### WHAT IS NEEDED
Select lines where the word "page" appears.

——

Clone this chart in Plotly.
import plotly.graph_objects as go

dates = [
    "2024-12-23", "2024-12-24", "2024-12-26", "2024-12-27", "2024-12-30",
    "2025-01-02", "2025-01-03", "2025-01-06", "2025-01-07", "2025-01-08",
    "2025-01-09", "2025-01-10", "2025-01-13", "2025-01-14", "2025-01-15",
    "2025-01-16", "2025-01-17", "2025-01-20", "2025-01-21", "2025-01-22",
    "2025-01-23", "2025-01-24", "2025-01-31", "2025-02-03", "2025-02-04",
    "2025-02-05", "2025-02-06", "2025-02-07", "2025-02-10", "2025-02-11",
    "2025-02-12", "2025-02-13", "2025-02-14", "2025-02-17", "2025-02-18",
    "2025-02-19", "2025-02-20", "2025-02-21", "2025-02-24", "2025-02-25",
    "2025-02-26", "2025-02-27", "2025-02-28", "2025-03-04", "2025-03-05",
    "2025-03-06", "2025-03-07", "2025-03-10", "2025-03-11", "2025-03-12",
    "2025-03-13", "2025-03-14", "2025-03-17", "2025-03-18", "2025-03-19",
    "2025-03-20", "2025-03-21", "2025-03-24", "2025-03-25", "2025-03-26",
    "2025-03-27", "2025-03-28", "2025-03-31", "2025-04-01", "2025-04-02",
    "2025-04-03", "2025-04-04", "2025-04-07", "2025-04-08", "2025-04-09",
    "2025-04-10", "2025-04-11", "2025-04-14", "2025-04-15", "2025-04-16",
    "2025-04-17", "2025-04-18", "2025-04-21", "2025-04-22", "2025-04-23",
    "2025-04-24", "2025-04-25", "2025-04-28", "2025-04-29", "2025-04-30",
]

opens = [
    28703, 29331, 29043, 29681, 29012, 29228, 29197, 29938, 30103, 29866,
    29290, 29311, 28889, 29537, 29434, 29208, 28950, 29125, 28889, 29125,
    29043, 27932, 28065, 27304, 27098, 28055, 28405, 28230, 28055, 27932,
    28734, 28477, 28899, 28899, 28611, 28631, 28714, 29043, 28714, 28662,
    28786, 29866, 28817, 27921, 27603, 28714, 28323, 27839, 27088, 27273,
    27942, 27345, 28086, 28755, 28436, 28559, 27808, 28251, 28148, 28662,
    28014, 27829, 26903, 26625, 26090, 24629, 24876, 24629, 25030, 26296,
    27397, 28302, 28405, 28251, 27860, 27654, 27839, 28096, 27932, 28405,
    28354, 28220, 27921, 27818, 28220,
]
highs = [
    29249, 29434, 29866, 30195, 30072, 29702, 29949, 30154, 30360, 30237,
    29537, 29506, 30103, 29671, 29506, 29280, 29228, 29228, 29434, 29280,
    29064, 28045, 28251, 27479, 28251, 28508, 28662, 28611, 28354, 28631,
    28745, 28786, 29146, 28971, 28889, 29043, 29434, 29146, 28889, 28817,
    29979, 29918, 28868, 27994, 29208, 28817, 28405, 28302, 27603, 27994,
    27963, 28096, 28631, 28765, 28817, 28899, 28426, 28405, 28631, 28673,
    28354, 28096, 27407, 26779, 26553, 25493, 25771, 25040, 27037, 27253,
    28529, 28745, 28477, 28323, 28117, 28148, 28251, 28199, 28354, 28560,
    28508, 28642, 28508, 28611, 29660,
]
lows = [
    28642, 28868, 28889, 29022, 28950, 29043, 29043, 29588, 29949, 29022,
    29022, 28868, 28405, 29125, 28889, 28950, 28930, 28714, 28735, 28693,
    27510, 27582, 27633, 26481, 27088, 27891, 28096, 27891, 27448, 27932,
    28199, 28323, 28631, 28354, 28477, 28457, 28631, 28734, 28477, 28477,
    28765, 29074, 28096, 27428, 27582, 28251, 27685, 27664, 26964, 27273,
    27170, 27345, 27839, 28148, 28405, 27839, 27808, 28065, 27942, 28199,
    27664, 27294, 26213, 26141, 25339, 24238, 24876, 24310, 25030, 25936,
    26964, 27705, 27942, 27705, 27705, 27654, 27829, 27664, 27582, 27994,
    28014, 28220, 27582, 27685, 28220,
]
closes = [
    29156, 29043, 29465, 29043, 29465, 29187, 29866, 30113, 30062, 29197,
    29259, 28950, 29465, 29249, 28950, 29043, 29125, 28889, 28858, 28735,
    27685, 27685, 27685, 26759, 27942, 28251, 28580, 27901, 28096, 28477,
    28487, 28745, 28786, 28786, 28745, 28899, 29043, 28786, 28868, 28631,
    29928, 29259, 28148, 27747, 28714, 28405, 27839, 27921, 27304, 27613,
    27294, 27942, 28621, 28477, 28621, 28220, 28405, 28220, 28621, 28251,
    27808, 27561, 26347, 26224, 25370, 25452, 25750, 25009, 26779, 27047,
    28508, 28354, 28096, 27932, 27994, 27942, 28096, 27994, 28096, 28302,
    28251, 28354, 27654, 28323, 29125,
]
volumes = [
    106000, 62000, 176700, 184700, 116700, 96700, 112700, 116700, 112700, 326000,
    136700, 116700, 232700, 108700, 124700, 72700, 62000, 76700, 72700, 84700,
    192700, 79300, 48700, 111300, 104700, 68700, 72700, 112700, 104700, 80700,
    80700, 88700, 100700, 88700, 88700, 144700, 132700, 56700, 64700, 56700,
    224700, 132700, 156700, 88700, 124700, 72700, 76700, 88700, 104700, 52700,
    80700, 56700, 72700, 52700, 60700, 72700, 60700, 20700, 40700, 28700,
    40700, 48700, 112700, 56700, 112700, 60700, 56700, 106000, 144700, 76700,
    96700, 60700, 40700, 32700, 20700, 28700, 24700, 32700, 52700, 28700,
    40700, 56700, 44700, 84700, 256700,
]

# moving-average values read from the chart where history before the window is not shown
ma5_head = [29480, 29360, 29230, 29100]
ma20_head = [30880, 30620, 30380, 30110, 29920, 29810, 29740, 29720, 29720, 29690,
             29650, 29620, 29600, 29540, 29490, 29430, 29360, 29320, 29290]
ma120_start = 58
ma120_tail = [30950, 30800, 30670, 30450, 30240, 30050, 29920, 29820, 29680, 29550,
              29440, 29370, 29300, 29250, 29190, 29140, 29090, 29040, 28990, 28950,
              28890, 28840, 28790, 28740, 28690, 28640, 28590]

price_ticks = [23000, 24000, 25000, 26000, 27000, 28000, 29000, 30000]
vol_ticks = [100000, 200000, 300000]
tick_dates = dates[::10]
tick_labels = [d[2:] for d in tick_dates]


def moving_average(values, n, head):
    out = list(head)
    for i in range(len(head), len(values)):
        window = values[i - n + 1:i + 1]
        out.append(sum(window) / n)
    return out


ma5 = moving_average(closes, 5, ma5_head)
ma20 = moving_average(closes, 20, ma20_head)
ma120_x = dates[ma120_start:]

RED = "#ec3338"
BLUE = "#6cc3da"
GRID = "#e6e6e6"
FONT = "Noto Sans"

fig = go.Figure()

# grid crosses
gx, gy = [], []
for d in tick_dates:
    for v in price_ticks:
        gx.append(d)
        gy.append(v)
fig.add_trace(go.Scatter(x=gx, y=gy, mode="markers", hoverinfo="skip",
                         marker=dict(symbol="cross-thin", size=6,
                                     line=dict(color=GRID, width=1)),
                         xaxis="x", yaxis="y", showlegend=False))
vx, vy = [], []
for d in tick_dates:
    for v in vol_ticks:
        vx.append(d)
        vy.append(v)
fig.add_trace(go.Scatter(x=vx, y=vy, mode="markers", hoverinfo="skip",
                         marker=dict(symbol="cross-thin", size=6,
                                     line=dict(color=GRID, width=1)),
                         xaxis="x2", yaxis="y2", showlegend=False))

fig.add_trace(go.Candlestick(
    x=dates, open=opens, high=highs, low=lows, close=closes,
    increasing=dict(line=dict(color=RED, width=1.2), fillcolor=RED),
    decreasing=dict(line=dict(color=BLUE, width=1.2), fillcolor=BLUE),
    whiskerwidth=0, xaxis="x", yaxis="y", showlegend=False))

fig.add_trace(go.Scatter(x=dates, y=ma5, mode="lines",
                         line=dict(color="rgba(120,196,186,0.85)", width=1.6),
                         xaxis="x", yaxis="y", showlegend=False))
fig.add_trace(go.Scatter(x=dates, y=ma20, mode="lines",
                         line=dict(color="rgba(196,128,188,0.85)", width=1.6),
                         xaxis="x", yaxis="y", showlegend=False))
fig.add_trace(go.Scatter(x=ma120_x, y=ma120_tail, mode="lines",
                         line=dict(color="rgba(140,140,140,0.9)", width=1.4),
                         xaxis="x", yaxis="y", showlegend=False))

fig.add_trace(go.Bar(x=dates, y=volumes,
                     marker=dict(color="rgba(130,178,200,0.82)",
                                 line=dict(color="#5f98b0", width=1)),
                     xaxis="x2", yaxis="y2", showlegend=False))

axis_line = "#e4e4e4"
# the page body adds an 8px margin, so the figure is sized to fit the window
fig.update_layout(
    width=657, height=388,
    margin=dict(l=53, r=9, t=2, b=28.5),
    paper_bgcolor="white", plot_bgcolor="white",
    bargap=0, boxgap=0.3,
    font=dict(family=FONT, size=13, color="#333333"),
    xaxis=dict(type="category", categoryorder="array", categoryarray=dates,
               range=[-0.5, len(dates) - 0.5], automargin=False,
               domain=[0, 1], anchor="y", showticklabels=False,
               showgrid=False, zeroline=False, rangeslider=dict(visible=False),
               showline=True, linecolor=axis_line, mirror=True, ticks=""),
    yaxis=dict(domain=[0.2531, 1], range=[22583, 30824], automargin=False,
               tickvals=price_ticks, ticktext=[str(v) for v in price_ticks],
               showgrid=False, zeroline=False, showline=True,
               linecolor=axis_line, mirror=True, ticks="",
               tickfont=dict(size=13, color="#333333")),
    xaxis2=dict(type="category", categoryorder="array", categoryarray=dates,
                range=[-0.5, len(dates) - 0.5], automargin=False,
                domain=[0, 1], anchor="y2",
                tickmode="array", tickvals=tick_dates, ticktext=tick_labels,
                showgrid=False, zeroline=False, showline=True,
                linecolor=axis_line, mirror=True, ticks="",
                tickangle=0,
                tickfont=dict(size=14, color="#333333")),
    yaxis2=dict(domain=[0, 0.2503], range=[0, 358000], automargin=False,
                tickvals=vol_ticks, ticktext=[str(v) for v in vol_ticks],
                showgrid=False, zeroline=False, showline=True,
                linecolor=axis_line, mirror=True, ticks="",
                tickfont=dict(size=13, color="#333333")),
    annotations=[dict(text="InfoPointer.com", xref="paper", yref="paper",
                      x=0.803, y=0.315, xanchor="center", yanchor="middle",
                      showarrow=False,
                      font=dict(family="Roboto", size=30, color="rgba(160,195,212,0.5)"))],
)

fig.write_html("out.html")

——

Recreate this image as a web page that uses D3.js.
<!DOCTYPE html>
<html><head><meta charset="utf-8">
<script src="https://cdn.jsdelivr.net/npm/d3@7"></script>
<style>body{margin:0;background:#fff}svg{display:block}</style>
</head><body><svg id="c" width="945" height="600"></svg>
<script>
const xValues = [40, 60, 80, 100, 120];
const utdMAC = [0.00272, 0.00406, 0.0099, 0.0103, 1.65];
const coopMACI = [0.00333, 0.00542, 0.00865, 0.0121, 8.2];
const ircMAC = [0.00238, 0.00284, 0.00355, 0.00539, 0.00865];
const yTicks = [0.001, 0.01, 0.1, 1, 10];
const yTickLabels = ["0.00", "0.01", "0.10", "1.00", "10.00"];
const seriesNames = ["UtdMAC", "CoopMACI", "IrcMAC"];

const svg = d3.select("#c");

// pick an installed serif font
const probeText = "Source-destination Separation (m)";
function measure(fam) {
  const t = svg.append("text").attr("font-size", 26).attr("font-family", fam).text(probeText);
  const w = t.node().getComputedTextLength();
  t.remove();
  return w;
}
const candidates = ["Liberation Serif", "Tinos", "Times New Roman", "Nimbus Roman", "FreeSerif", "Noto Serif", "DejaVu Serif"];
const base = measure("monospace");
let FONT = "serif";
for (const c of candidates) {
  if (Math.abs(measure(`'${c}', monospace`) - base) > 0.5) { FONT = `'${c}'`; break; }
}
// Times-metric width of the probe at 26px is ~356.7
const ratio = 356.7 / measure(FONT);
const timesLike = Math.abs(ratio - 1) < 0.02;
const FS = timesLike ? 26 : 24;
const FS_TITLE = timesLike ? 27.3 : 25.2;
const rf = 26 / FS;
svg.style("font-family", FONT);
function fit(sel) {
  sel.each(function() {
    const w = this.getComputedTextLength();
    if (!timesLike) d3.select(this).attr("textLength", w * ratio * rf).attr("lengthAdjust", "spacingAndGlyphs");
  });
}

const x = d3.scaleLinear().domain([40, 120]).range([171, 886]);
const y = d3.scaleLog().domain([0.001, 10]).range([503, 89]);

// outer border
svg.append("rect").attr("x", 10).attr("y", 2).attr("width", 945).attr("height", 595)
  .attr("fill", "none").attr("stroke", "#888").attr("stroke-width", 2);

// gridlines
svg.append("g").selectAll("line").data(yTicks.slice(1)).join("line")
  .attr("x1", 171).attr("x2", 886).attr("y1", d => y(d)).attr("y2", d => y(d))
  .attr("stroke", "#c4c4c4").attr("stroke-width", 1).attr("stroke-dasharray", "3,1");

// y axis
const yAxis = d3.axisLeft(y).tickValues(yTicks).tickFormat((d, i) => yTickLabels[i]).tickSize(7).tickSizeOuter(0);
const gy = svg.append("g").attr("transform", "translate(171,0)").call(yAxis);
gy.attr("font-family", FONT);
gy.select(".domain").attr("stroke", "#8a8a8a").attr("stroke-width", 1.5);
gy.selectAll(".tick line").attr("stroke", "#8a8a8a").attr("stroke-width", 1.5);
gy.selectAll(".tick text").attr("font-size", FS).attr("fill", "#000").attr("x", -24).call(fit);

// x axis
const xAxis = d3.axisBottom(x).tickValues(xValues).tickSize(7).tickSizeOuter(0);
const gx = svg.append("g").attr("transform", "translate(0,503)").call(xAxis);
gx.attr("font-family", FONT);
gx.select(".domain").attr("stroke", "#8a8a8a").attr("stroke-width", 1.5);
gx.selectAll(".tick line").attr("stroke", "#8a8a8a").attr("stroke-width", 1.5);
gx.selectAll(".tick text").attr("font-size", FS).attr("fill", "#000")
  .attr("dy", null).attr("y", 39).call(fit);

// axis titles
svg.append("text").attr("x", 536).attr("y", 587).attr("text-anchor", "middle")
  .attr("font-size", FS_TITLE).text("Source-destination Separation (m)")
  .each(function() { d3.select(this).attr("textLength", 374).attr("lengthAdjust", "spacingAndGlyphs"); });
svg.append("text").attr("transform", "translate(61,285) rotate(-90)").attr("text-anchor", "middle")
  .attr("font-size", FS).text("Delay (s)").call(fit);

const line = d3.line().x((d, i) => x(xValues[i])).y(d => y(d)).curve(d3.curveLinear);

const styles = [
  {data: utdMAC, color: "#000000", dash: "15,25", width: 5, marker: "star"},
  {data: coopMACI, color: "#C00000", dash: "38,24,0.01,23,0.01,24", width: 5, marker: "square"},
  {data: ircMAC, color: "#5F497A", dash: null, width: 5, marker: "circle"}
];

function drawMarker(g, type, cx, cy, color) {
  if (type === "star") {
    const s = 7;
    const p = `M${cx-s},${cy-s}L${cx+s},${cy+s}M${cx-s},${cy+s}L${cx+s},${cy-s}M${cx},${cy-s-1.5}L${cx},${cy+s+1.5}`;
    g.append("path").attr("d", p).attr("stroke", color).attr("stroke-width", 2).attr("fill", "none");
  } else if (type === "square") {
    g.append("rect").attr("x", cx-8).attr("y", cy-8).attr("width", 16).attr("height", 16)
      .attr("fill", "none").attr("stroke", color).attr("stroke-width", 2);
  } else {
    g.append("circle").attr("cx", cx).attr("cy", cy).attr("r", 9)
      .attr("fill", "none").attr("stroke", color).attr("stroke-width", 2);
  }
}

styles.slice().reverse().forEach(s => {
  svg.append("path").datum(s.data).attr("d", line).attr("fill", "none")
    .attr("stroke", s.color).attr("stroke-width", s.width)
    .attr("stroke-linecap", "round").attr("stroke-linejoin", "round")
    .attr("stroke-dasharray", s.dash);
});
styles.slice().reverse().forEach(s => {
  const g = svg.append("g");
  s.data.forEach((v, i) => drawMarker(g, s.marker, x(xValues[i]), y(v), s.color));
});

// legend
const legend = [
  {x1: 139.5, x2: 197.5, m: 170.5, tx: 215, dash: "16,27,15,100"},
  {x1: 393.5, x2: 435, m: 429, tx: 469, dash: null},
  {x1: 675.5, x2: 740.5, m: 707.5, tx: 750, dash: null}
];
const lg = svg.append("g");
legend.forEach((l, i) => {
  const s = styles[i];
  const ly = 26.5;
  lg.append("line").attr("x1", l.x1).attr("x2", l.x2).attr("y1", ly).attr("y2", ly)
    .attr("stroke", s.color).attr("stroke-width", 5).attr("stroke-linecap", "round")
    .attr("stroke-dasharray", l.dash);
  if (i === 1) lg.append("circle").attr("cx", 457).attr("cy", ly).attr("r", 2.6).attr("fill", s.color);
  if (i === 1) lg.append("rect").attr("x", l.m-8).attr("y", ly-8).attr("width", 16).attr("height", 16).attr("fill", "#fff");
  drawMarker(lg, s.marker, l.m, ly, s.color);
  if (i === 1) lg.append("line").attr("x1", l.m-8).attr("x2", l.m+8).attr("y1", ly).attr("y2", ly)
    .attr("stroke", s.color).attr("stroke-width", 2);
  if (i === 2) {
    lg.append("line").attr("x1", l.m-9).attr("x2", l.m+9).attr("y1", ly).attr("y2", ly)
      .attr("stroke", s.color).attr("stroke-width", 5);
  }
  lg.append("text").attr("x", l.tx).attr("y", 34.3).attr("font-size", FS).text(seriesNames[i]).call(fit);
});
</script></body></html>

——

### WRITTEN ANSWER
# the page body adds an 8px margin, so the figure is sized to fit the window
Recreate this image as a web page that uses D3.js.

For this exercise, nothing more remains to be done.